[start of AVAILABLE DATA]
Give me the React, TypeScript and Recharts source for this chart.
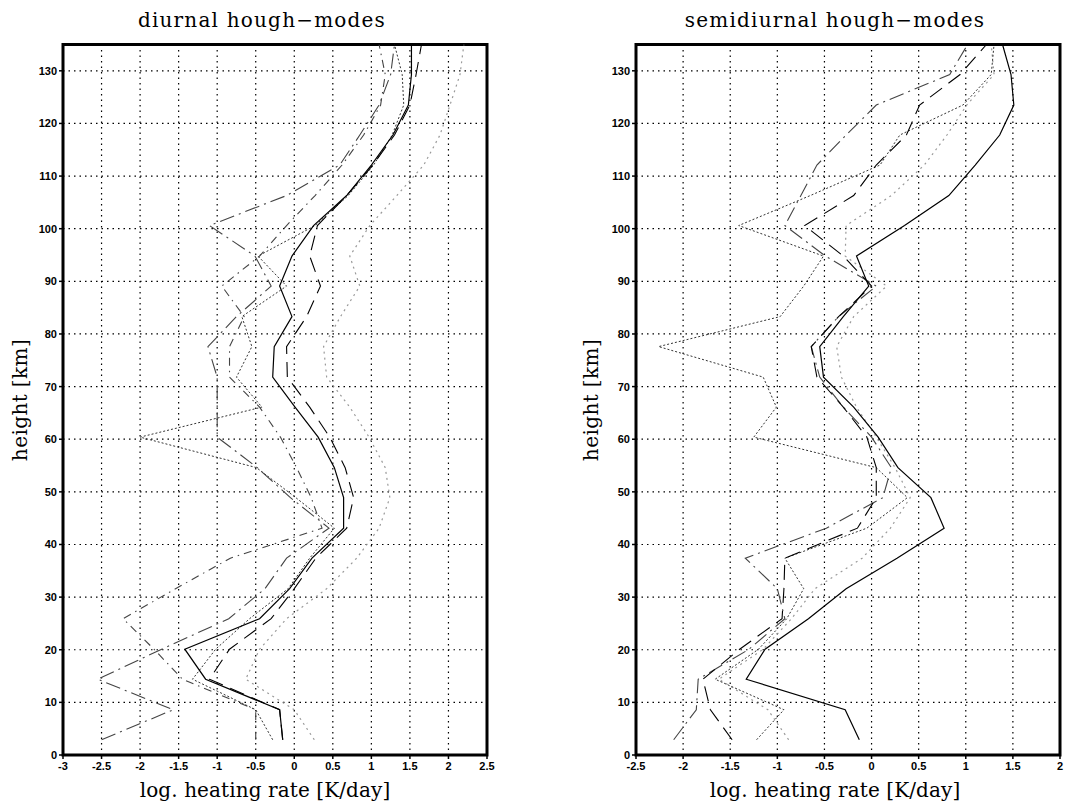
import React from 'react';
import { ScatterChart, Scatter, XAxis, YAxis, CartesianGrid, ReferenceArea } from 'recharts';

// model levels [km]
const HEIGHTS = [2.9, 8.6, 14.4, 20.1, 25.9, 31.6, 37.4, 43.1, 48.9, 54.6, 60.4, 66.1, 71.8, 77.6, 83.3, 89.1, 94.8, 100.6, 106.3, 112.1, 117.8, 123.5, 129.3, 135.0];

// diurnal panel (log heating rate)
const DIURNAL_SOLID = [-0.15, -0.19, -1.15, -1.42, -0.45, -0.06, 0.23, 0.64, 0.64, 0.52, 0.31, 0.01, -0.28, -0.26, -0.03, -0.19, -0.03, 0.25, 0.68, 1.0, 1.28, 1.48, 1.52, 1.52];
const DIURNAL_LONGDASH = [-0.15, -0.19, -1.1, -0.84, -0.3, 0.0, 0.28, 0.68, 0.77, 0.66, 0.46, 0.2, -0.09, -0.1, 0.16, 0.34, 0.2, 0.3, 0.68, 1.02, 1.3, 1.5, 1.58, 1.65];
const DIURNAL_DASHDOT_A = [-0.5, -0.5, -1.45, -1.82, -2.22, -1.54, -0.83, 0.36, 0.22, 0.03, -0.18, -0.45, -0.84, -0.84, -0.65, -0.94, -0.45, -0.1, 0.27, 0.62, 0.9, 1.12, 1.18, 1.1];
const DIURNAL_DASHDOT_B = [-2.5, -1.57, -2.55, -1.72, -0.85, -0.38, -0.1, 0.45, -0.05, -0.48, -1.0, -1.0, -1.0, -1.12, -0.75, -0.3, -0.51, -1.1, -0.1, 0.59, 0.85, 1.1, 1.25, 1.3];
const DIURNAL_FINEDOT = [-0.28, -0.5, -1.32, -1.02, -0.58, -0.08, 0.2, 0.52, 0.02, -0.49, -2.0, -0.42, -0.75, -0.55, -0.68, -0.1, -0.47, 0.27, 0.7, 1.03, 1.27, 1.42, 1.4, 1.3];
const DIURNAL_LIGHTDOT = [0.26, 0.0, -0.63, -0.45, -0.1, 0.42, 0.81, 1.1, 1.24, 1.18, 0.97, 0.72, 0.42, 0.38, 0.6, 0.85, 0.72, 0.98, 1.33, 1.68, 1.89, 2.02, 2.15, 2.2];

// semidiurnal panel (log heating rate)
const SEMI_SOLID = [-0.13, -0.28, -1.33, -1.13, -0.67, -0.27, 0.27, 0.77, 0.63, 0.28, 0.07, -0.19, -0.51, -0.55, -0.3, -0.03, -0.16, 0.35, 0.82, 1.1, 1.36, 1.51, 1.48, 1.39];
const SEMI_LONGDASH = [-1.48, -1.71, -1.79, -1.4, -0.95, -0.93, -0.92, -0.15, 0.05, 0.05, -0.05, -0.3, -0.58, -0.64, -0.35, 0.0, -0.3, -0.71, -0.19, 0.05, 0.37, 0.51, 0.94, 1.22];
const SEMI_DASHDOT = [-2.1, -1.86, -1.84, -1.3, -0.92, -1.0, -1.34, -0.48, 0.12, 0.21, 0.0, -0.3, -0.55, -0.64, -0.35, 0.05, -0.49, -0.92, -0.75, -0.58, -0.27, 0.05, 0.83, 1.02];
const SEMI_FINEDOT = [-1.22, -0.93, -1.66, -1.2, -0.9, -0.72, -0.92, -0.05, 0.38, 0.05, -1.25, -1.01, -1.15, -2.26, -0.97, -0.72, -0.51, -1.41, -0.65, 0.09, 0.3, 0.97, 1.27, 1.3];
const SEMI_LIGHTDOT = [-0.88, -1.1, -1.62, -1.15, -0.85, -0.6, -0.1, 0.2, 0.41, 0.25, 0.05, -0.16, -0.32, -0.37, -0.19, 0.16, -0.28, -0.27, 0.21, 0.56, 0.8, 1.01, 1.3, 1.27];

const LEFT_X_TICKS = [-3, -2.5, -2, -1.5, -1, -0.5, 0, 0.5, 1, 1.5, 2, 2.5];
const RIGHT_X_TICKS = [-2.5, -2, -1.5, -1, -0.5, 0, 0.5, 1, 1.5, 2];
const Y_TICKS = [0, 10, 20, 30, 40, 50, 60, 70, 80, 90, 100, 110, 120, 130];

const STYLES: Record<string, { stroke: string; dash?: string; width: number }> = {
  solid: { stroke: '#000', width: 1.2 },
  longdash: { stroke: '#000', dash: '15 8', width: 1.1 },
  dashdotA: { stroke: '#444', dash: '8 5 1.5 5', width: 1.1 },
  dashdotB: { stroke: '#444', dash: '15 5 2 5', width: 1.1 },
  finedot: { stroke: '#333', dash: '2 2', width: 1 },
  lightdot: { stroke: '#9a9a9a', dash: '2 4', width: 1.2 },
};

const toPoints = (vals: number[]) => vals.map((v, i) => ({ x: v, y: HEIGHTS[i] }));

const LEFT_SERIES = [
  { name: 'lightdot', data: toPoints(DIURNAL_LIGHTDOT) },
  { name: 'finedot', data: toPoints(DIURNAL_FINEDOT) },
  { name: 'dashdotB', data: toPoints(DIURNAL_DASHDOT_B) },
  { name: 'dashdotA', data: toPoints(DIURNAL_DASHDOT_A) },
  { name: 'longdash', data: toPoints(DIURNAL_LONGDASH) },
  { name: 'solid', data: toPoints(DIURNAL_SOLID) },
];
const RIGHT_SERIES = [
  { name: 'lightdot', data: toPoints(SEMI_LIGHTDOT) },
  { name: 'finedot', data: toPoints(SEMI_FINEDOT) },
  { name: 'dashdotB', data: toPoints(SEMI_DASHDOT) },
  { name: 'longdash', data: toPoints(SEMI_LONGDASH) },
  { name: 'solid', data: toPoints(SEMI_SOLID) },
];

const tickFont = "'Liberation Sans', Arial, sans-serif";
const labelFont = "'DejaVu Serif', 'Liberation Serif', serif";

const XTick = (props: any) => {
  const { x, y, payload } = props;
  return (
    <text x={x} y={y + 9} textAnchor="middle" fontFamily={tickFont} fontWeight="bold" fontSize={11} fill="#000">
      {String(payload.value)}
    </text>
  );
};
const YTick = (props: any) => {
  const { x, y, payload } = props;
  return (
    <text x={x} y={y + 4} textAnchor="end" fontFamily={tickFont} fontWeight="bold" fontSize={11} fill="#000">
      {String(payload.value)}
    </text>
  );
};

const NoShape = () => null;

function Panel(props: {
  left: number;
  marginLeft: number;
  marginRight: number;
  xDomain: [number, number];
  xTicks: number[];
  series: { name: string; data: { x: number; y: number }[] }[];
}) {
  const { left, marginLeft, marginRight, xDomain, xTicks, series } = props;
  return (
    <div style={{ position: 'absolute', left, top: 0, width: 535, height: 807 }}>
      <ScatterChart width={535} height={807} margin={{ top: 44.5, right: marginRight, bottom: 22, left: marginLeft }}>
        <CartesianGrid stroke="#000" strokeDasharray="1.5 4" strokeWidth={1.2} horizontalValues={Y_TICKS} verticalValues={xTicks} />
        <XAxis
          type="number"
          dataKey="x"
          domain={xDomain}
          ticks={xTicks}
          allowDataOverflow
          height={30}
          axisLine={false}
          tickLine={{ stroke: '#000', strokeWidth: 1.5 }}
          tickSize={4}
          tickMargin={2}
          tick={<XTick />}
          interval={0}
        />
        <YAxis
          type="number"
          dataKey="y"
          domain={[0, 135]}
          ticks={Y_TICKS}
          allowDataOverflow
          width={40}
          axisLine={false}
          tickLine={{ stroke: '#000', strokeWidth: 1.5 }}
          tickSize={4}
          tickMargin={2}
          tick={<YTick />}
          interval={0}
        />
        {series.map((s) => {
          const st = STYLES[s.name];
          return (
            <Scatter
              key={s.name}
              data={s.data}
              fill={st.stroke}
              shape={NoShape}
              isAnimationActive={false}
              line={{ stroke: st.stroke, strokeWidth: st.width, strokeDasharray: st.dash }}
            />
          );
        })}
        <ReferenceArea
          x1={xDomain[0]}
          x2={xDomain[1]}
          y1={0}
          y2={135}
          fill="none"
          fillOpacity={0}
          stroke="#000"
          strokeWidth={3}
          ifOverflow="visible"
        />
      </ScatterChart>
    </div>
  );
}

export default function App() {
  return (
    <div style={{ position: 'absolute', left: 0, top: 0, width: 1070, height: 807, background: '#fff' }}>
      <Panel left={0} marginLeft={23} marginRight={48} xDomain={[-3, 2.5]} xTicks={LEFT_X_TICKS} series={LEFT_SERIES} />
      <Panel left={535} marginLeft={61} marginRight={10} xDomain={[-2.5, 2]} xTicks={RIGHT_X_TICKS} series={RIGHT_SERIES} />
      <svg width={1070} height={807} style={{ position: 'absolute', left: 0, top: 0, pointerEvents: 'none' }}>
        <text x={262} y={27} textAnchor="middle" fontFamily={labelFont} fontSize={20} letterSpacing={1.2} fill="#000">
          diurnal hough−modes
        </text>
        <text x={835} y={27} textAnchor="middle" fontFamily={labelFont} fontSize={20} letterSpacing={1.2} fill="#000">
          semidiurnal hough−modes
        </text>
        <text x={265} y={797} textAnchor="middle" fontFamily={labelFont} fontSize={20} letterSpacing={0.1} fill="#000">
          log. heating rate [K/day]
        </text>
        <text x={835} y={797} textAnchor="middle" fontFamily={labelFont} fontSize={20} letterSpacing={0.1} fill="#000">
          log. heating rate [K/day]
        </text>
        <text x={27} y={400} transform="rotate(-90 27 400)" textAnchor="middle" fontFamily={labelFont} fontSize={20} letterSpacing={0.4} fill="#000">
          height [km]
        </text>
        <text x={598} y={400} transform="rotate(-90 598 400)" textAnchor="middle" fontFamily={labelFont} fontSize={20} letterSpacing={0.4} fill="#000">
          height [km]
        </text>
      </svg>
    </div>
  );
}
[end of AVAILABLE DATA]
▶ [PROBLEM TO WORK ON]:
Leave out the pictures and repeat the lines from the start of the material through the line with "YAxis, CartesianGrid, ReferenceArea", inclusive.

▶ [FINISHED ANSWER]:
Give me the React, TypeScript and Recharts source for this chart.
import React from 'react';
import { ScatterChart, Scatter, XAxis, YAxis, CartesianGrid, ReferenceArea } from 'recharts';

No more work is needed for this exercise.